The Kunas are very sweet and mild mannered people who have been allowed to be almost a government unto themselves within Panama. The San Blas Islands are mostly small Cays with mangroves and coconut trees, all owned by Kunas in a family/socialist society headed by village elders who are sort of elected. Many of the villages are now located on the Panamanian mainland nearby. They are moving slowly into the modern world while holding tight onto the traditional lifestyle that suits living in these tiny islands. It is a very quiet place. Yachties are well liked, but very few people who are not Kuna are ever allowed to live ashore here.
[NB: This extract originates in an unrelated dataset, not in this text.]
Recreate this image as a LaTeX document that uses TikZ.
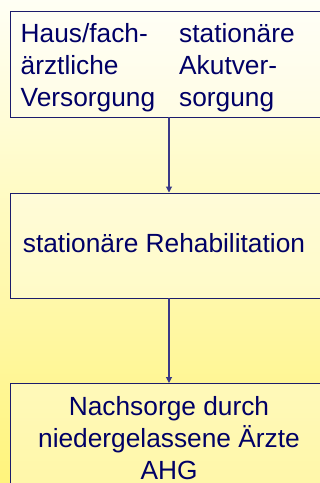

Once a week in season a cruise ship is allowed to stop at an island prepared for the purpose, so the Kunas can sell handicrafts. I wandered around and anchored at 5 different small islands, mostly less than 5 acres. The yachtie hangout is a nice reef anchorage in the Holandes group called the “Swimming Pool” that was great for society but too crowded for serenity. There was a Kuna called “The Vegetable Man” that shows up every few days and sells mainland produce of good quality. There are boats that stay there a few months each year. Not enough adventure for me.

 

After two weeks, the rainy season seemed to kick in vigorously. Also a small hurricane far to the north started sending us a long large swell that made some anchorages unpleasant. I decided to move down to the canal area a little early. The trip was very soggy with little wind to the first stop 44 miles away at Isla Grande. The north entrance to this anchorage is protected by a string of rocks and rock islands making for exciting entry in the rain with the seas exploding as they hit the rocks. I made two stops in the area then headed for Porto Bello, another very historic place.

 

Porto Bello was first named by Columbus in 1502. It became the trans shipment point for the wealth sent to and across from Panama City having been collected from booty and mining operations in the whole area of Central and South western America. Like Cartagena, it was also raided twice by Sir Francis Drake. On one of the raids there was so much bullion awaiting shipment that there was not enough warehouse space, so gold only was warehoused. Silver bars were just piled in the open. On his second visit, Drake fell ill with fever and died aboard ship there. His body was buried at sea close to the island at the entrance to the bay, called Isla Drake. Through most of the 1800s there were 4 forts restricting entrance to Porto Bello. Sadly, during the unsuccessful French attempt to build a Panama Canal, most of the stones that made up the forts were moved to the Canal Zone and used in construction. When I arrived, only the border of Fort San Juan and a small part of the Castillo Glorias structure remained. The town itself lost its economic advantage before the Canal was completed by the USA in 1913, which accelerated its decline. It is now a tiny village, very soggy the day I was there. The rivers that enter the bay were really flowing that day so the water was ugly brown, so I just powered the last 17 miles to the Canal breakwaters and Shelter Bay Marina where I settled in to watch it rain hard for 4 days.

 

Much of Panama has been in crisis due to washed out roads, lowland flooding and mudslides. The last two days have been much better, but it is called “the rainy season”. A couple of days ago I went to Panama City, a 2 ˝ hour bus trip, to get my EPIRB repowered and recertified. I took a cab back as bus transport was iffy that night. There was a lot of mud, invisible holes and running waters on much of the roads, but we still made it in less that 3 hours. Long day!

 

Until I fly out to Seattle for Xmas on the 16th, it is boat projects as usual. Also I am planning to crew through the Canal on a friends boat as a helper and for the experience.